APPROPRIATENESS OF VARIATION

[28] I am satisfied from the affidavits filed that the best guarantee for a consumer of obtaining the benefit of an income payment, is to receive it by way of direct credit. Also that distribution by way of credit is significantly less costly than by way of cheque. The Trust contracted Independent Election Services Limited (“IESL”) to manage the 2001 Distribution. The Trust asked IESL to estimate the cost of distributing the 2002 Distribution by way of cheque to consumers and by way of credit against the accounts of consumers with energy retailers. IESL estimated that approximately $600,000 would be saved by crediting consumer’s accounts which could, in turn, be added to the distribution by way of dividend to the consumers.

[29] I am also satisfied that the method of payment by way of credit is a more reliable means of making payment to consumers than payment by way of cheque and presents fewer logistical problems.

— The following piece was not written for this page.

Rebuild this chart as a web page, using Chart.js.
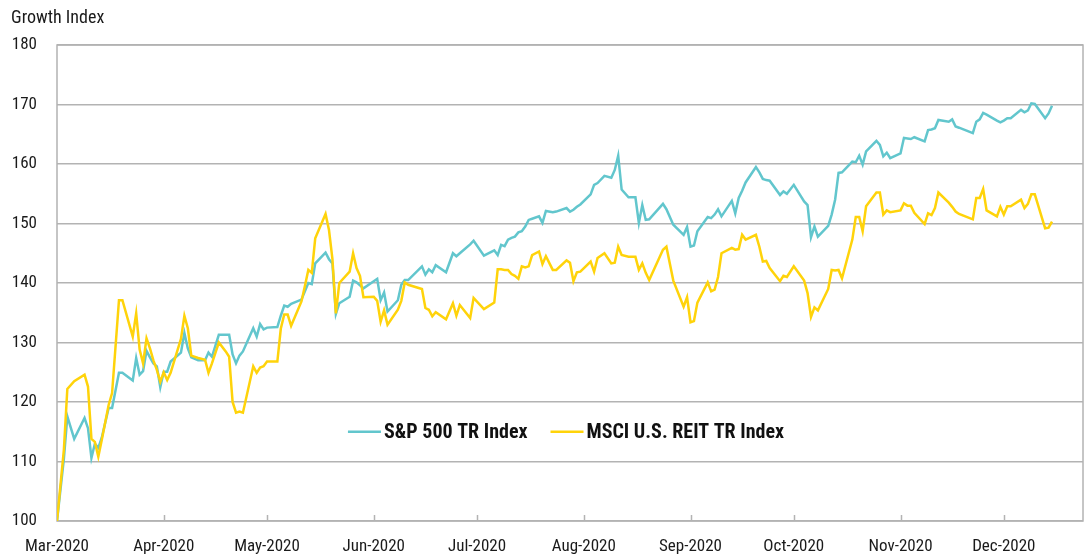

[30] I am therefore of the opinion that it is expedient in the management and administration of the property vested in the trustees and would be in the best interests of the persons beneficially interested under the trust to confer upon the trustees the necessary power to distribute income to consumers by credit to the accounts of consumers with third parties who charge consumers for the availability or use of Vectors electricity lines business by ordering that the Trust Deed be varied accordingly.

VARIATION

[31] Counsel made submissions on appropriate variation and, after the hearing signed a joint memorandum recording agreement that the appropriate variation was deletion of the words in parenthesis in para 3.1(h) of the Trust Deed and substituting the following:

“(including by credit to the account of the Consumer with the Company or with any third party who charges that Consumer for the availability or use of the Company’s electricity lines business.)”

[32] The Trust Deed is varied accordingly. There is an order as stated in the Draft Order submitted with counsels’ joint memorandum dated 5 December 2001 except that the phrase “be varied” is changed to “is varied”.

COSTS

[33] Costs are reserved. If counsel cannot agree on appropriate costs, memoranda are to be filed about the dispute and the time and manner in which it is submitted it should be resolved.